When it came to getting inside Joker's head, Joaquin Phoenix had an easier time than most

By Josh Weiss
Joaquin Phoenix Joker

Joaquin Phoenix can do crazy really, really well. For all the definitive proof you'll ever need, just check out his tour-de-force of a performance as the tempestuous Freddie Quell in Paul Thomas Anderson's The Master. With that in mind, it made a ton of sense for Todd Phillips to cast the actor in this October's Joker, an origin film about Gotham City's most famous villain as he rises to bad guy prominence in the early 1980s.

Given the character's depraved and laughter-filled outlook on life, it's probably safe to assume the role is a challenging one for actors, forcing them to venture into the darkest recesses of the human mind and bring back whatever monsters might be living in them. Maybe not for Phoenix, though, who, according to Phillips, inhabited the central part of failed comedian Arthur Fleck as if it was second nature.

"My goal wasn't to take Joaquin Phoenix and put him in the comic book universe. My goal was to take comic books and put them in the Joaquin Phoenix universe," Phillips recently told USA Today, adding that Joaquin is very well aware of the unhinged headspace required to play Batman's greatest adversary. "Joaquin was aware of that. I would say he's unusually comfortable in that space."

Joaquin Phoenix Joker

More of an intense psychological character study akin to Martin Scorsese's Taxi Driver than it is a comic book movie, Joker co-stars Zazie Beetz, Robert De Niro, Frances Conroy, Brett Cullen, Brian Tyree Henry, Douglas Hodge, Marco Maron, Bill Camp, Shea Whigham, Josh Pais, and Bryan Callen. In particular, Cullen is playing Thomas Wayne; Hodge is Alfred; and De Niro is Murray Franklin, a talk show host meant to be an homage to 1983's The King of Comedy (yet another Scorsese picture) in which De Niro played a deranged, law-breaking comedian.

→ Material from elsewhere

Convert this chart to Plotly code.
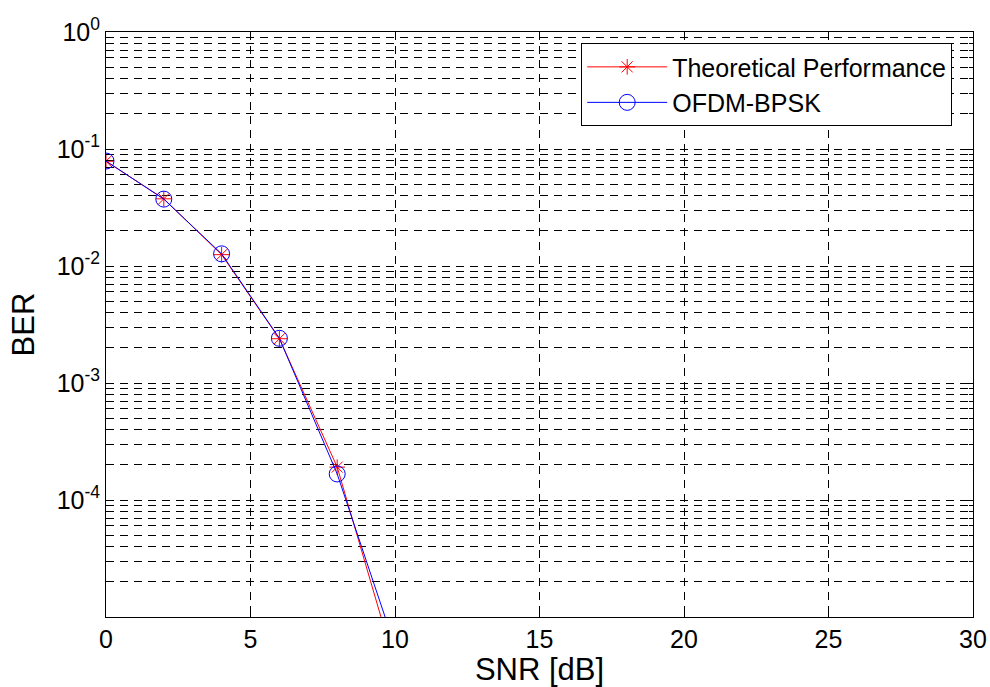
import plotly.graph_objects as go

# SNR en dB, points tous les 2 dB (au-delà de 10 dB les courbes sortent de l'axe)
snr_db = [0, 2, 4, 6, 8, 10]
ber_theory = [0.0786, 0.0375, 0.0125, 0.00239, 1.91e-4, 3.9e-6]
ber_ofdm = [0.0789, 0.0373, 0.0127, 0.00241, 1.67e-4, 5.6e-6]

y_major = [1e-4, 1e-3, 1e-2, 1e-1, 1]
y_major_text = ["10<sup>-4</sup>", "10<sup>-3</sup>", "10<sup>-2</sup>", "10<sup>-1</sup>", "10<sup>0</sup>"]
x_ticks = [0, 5, 10, 15, 20, 25, 30]

# grille mineure log façon MATLAB : 2..9 x 10^n
y_minor = [k * 10 ** e for e in range(-5, 0) for k in range(2, 10)]

FONT = "Liberation Sans, Arial, sans-serif"
DASH = "8px,6px"

fig = go.Figure()
fig.add_trace(go.Scatter(
    x=snr_db, y=ber_theory, mode="lines+markers", name="Theoretical Performance",
    line=dict(color="#ff0000", width=1),
    marker=dict(symbol="asterisk-open", size=13, color="#ff0000", line=dict(color="#ff0000", width=1)),
))
fig.add_trace(go.Scatter(
    x=snr_db, y=ber_ofdm, mode="lines+markers", name="OFDM-BPSK",
    line=dict(color="#0000ff", width=1),
    marker=dict(symbol="circle-open", size=16, color="#0000ff", line=dict(color="#0000ff", width=1)),
))

fig.update_layout(
    width=990, height=687,
    paper_bgcolor="white", plot_bgcolor="white",
    font=dict(family=FONT, color="black", size=26),
    margin=dict(l=106, r=17, t=32, b=70),
    legend=dict(
        x=0.976, xanchor="right", y=0.981, yanchor="top",
        bgcolor="white", bordercolor="black", borderwidth=1,
        font=dict(size=25), itemwidth=80,
    ),
)
fig.update_xaxes(
    range=[0, 30], tickvals=x_ticks, ticks="inside", ticklen=7, tickcolor="black",
    tickfont=dict(size=25),
    showline=True, linecolor="black", linewidth=1, mirror="ticks",
    showgrid=True, gridcolor="black", griddash=DASH, gridwidth=1, zeroline=False,
    automargin=False, title=dict(text="SNR [dB]", standoff=4),
)
fig.update_yaxes(
    type="log", range=[-5, 0], tickvals=y_major, ticktext=y_major_text,
    ticks="inside", ticklen=7, tickcolor="black",
    tickfont=dict(size=25),
    showline=True, linecolor="black", linewidth=1, mirror="ticks",
    showgrid=True, gridcolor="black", griddash=DASH, gridwidth=1, zeroline=False,
    minor=dict(tickvals=y_minor, ticks="inside", ticklen=4, tickcolor="black",
               showgrid=True, gridcolor="black", griddash=DASH, gridwidth=1),
    automargin=False, title=dict(text="BER", standoff=12),
)

# pas de marge de 8 px autour du body, pas de barre d'outils
fig.write_html(
    "out.html",
    config={"displayModeBar": False},
    post_script="document.body.style.margin='0px';",
)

Joker will screen at the Venice Film Festival later this month before enjoying its North American premiere at the Toronto Film Festival next month. It chuckles its way into theaters everywhere Friday, Oct. 4, and then (AND ONLY THEN) will we know for certain if Phoenix's take on Gotham's Clown Prince of Crime is more unchained than those put forth by Romero, Nicholson, Hamill, Ledger, and Leto.